--- start of SOURCE EXCERPT ---
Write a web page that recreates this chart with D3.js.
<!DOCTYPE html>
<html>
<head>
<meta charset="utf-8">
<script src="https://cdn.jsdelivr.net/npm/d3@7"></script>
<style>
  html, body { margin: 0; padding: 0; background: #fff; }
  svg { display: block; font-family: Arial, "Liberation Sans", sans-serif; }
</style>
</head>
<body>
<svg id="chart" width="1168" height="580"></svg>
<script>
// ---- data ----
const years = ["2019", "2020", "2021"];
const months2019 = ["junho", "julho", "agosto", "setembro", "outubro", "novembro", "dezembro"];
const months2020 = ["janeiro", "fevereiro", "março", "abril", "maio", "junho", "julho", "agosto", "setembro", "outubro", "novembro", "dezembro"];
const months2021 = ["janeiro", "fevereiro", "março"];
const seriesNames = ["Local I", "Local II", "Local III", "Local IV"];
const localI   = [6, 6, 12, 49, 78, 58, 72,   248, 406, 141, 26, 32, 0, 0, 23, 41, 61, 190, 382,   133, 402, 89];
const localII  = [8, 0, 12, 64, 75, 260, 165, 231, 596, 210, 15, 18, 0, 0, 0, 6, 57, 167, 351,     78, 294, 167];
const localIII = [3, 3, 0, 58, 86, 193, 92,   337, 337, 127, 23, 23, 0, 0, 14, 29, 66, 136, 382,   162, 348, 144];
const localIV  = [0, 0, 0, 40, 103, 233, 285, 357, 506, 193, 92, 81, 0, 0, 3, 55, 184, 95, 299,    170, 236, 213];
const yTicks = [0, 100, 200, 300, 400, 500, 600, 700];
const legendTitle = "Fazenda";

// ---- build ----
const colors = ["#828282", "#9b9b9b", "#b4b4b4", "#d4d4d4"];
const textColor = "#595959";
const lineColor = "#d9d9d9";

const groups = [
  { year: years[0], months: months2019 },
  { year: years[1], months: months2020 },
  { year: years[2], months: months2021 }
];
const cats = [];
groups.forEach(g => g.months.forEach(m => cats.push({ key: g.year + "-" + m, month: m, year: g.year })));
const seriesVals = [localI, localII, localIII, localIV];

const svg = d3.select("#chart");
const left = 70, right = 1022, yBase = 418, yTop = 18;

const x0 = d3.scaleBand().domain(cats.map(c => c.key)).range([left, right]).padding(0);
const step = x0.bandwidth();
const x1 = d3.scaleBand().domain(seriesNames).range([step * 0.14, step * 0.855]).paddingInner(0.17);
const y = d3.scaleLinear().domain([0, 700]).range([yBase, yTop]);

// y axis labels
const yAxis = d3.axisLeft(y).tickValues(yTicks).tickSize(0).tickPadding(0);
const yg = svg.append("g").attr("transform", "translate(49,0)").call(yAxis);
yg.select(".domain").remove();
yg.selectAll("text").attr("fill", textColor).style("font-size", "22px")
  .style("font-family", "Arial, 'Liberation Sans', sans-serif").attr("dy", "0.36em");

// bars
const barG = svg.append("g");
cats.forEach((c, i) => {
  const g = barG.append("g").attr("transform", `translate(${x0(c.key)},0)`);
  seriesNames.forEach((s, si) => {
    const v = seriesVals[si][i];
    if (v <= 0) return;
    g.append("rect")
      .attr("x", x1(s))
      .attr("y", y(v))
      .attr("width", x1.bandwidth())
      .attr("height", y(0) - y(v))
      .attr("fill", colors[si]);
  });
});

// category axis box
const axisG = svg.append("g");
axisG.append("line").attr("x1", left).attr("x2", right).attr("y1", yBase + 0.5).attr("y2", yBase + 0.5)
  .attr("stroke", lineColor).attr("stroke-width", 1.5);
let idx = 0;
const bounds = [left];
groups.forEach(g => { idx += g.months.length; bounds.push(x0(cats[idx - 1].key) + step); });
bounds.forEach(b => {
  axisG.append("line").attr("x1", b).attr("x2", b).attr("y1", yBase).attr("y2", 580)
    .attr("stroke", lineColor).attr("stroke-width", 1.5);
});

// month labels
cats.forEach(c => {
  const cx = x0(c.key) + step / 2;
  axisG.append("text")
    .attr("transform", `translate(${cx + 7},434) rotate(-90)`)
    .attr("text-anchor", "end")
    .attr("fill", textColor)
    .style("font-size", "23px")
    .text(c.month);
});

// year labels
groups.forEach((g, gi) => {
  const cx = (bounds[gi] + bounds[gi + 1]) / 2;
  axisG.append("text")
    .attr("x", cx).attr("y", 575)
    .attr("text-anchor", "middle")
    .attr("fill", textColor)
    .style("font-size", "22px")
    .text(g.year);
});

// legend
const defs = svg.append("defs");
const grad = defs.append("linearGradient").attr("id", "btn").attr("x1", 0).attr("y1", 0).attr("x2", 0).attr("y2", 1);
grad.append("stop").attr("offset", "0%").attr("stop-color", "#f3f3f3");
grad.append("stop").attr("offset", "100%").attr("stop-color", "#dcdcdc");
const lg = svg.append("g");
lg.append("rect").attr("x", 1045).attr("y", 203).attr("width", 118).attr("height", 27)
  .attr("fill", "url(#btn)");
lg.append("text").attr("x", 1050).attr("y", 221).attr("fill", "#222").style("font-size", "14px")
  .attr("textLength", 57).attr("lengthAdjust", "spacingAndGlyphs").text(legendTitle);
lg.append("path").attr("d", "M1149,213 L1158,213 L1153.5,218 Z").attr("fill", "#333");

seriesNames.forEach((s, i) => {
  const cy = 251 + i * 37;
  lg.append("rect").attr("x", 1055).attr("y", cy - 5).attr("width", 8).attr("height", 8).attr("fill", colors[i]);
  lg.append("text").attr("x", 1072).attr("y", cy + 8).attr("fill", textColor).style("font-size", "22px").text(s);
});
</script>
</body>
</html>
--- end of SOURCE EXCERPT ---
• _SHORT TASK_:
Reproduce all the data word for word.

• _REPLY TO THE EXERCISE_:
Write a web page that recreates this chart with D3.js.
<!DOCTYPE html>
<html>
<head>
<meta charset="utf-8">
<script src="https://cdn.jsdelivr.net/npm/d3@7"></script>
<style>
  html, body { margin: 0; padding: 0; background: #fff; }
  svg { display: block; font-family: Arial, "Liberation Sans", sans-serif; }
</style>
</head>
<body>
<svg id="chart" width="1168" height="580"></svg>
<script>
// ---- data ----
const years = ["2019", "2020", "2021"];
const months2019 = ["junho", "julho", "agosto", "setembro", "outubro", "novembro", "dezembro"];
const months2020 = ["janeiro", "fevereiro", "março", "abril", "maio", "junho", "julho", "agosto", "setembro", "outubro", "novembro", "dezembro"];
const months2021 = ["janeiro", "fevereiro", "março"];
const seriesNames = ["Local I", "Local II", "Local III", "Local IV"];
const localI   = [6, 6, 12, 49, 78, 58, 72,   248, 406, 141, 26, 32, 0, 0, 23, 41, 61, 190, 382,   133, 402, 89];
const localII  = [8, 0, 12, 64, 75, 260, 165, 231, 596, 210, 15, 18, 0, 0, 0, 6, 57, 167, 351,     78, 294, 167];
const localIII = [3, 3, 0, 58, 86, 193, 92,   337, 337, 127, 23, 23, 0, 0, 14, 29, 66, 136, 382,   162, 348, 144];
const localIV  = [0, 0, 0, 40, 103, 233, 285, 357, 506, 193, 92, 81, 0, 0, 3, 55, 184, 95, 299,    170, 236, 213];
const yTicks = [0, 100, 200, 300, 400, 500, 600, 700];
const legendTitle = "Fazenda";

// ---- build ----
const colors = ["#828282", "#9b9b9b", "#b4b4b4", "#d4d4d4"];
const textColor = "#595959";
const lineColor = "#d9d9d9";

const groups = [
  { year: years[0], months: months2019 },
  { year: years[1], months: months2020 },
  { year: years[2], months: months2021 }
];
const cats = [];
groups.forEach(g => g.months.forEach(m => cats.push({ key: g.year + "-" + m, month: m, year: g.year })));
const seriesVals = [localI, localII, localIII, localIV];

const svg = d3.select("#chart");
const left = 70, right = 1022, yBase = 418, yTop = 18;

const x0 = d3.scaleBand().domain(cats.map(c => c.key)).range([left, right]).padding(0);
const step = x0.bandwidth();
const x1 = d3.scaleBand().domain(seriesNames).range([step * 0.14, step * 0.855]).paddingInner(0.17);
const y = d3.scaleLinear().domain([0, 700]).range([yBase, yTop]);

// y axis labels
const yAxis = d3.axisLeft(y).tickValues(yTicks).tickSize(0).tickPadding(0);
const yg = svg.append("g").attr("transform", "translate(49,0)").call(yAxis);
yg.select(".domain").remove();
yg.selectAll("text").attr("fill", textColor).style("font-size", "22px")
  .style("font-family", "Arial, 'Liberation Sans', sans-serif").attr("dy", "0.36em");

// bars
const barG = svg.append("g");
cats.forEach((c, i) => {
  const g = barG.append("g").attr("transform", `translate(${x0(c.key)},0)`);
  seriesNames.forEach((s, si) => {
    const v = seriesVals[si][i];
    if (v <= 0) return;
    g.append("rect")
      .attr("x", x1(s))
      .attr("y", y(v))
      .attr("width", x1.bandwidth())
      .attr("height", y(0) - y(v))
      .attr("fill", colors[si]);
  });
});

// category axis box
const axisG = svg.append("g");
axisG.append("line").attr("x1", left).attr("x2", right).attr("y1", yBase + 0.5).attr("y2", yBase + 0.5)
  .attr("stroke", lineColor).attr("stroke-width", 1.5);
let idx = 0;
const bounds = [left];
groups.forEach(g => { idx += g.months.length; bounds.push(x0(cats[idx - 1].key) + step); });
bounds.forEach(b => {
  axisG.append("line").attr("x1", b).attr("x2", b).attr("y1", yBase).attr("y2", 580)
    .attr("stroke", lineColor).attr("stroke-width", 1.5);
});

// month labels
cats.forEach(c => {
  const cx = x0(c.key) + step / 2;
  axisG.append("text")
    .attr("transform", `translate(${cx + 7},434) rotate(-90)`)
    .attr("text-anchor", "end")
    .attr("fill", textColor)
    .style("font-size", "23px")
    .text(c.month);
});

// year labels
groups.forEach((g, gi) => {
  const cx = (bounds[gi] + bounds[gi + 1]) / 2;
  axisG.append("text")
    .attr("x", cx).attr("y", 575)
    .attr("text-anchor", "middle")
    .attr("fill", textColor)
    .style("font-size", "22px")
    .text(g.year);
});

// legend
const defs = svg.append("defs");
const grad = defs.append("linearGradient").attr("id", "btn").attr("x1", 0).attr("y1", 0).attr("x2", 0).attr("y2", 1);
grad.append("stop").attr("offset", "0%").attr("stop-color", "#f3f3f3");
grad.append("stop").attr("offset", "100%").attr("stop-color", "#dcdcdc");
const lg = svg.append("g");
lg.append("rect").attr("x", 1045).attr("y", 203).attr("width", 118).attr("height", 27)
  .attr("fill", "url(#btn)");
lg.append("text").attr("x", 1050).attr("y", 221).attr("fill", "#222").style("font-size", "14px")
  .attr("textLength", 57).attr("lengthAdjust", "spacingAndGlyphs").text(legendTitle);
lg.append("path").attr("d", "M1149,213 L1158,213 L1153.5,218 Z").attr("fill", "#333");

seriesNames.forEach((s, i) => {
  const cy = 251 + i * 37;
  lg.append("rect").attr("x", 1055).attr("y", cy - 5).attr("width", 8).attr("height", 8).attr("fill", colors[i]);
  lg.append("text").attr("x", 1072).attr("y", cy + 8).attr("fill", textColor).style("font-size", "22px").text(s);
});
</script>
</body>
</html>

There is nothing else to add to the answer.